Durante la Edad Media, término que en su época tenía fuertes resonancias despectivas, ligadas a cierta pátina de atraso y división, tuvieron un acelerado desarrollo el derecho romano, el latín y la filosofía. Los monasterios se convirtieron en centros del conocimiento pues eran los únicos lugares donde se sabía leer y escribir y en los cuales se trabajaba en la preservación de buena parte del acervo histórico y cultural del mundo clásico. Por ello, la Iglesia, rectora en el Medioevo, de la vida religiosa, cultural y social (recordar que el poder civil debía recurrir a ella cada vez que necesitaba fundar una norma en antecedentes jurídicos o doctrinarios o resolver un grave problema que exigiera maduros conocimientos y la copia de manuscritos), trata de infundir a los habitantes un profundo espíritu de fe cristiana, perfila una sociedad rígidamente jerarquizada y expande la cultura científico-religiosa entre los nobles. En tanto, el pueblo, cuyos integrantes servían a la nobleza y los monasterios, estaba formado por ciudadanos analfabetos de modales ásperos, que combinaban el trabajo agrícola o comercial y la oración cristiana, enseñada por los monjes y clérigos en las abadías.

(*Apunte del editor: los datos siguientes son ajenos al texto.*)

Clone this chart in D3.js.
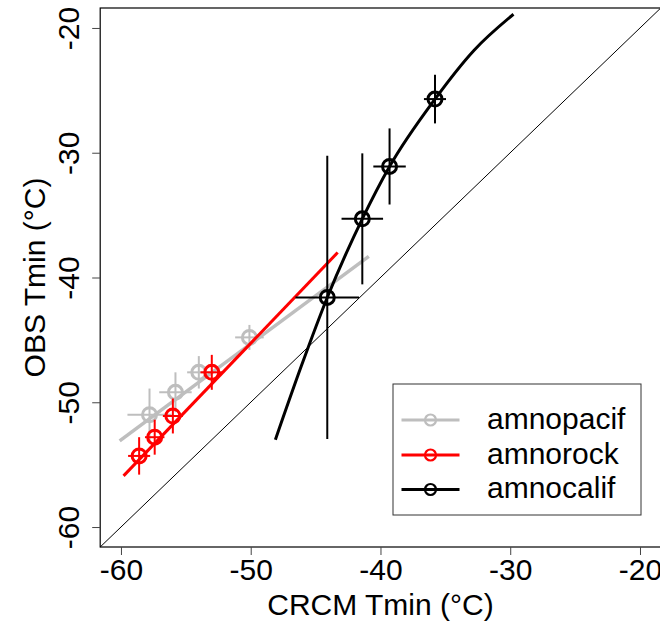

En ese marco, el llamado Sacro Imperio Romano Germánico se consolida y su principal artífice y estratega será Carlomagno, uno de los hombres más poderosos de la tierra, a principios del siglo IX, creador de la realeza al inventar los condados (300 en el territorio), las marcas (fronteras) y los duques (militares que las defendían), que eran supervisados por el “missi dominici” (enviados directo del amo), quienes surcaban el reino y vigilaban la buena aplicación de la ley. Este sistema será el germen nutricio y punto de partida del sistema feudal.

Pero a pesar de toda su autoridad Carlos vivió la mayor parte de su existencia en el analfabetismo, sin saber siquiera poner su nombre en las actas capitulares (capitulaire). Para sortear ese obstáculo de la firma se había aprendido un signo que era una cruz con las tres primeras letras del nombre de Jesús, en griego, y junto a un garabato eran su marca distintiva. En algunas oportunidades, usaba un anillo-sello con la inscripción en latín: “Cristo protege a Carlos, Rey de los Francos”.

Quizás porque le faltaba cumplir su más anhelado sueño, recién, dos años antes de morir, decide aprender a escribir e inicia, con el mismo entusiasmo con que fue a las guerras o defendió al catolicismo, una campaña en sus dominios contra el analfabetismo, edificando gran cantidad de escuelas en todo el reino, una de ellas en el propio palacio, a la que asistió hasta morir en el año 814. No obstante a su desconocimiento de las letras, respetaba a la gente ilustrada, valoraba la música, las artes plásticas y la literatura y se hacía leer sistemáticamente la Biblia e historias de la Antigüedad. Los textos apuntan, además, que a pesar de sus limitaciones culturales, pues se pasó gran parte de su vida en los campos de batallas, no sólo hablaba perfectamente su lengua materna, sino latín y algo de griego. Esta es, sin dudas, la historia de un hombre que disipó gran parte de las brumas y las tinieblas del Medioevo y reafirmó el nacimiento de una nueva Europa al sentar las bases de lo que sería, posteriormente, el mosaico del Viejo Mundo.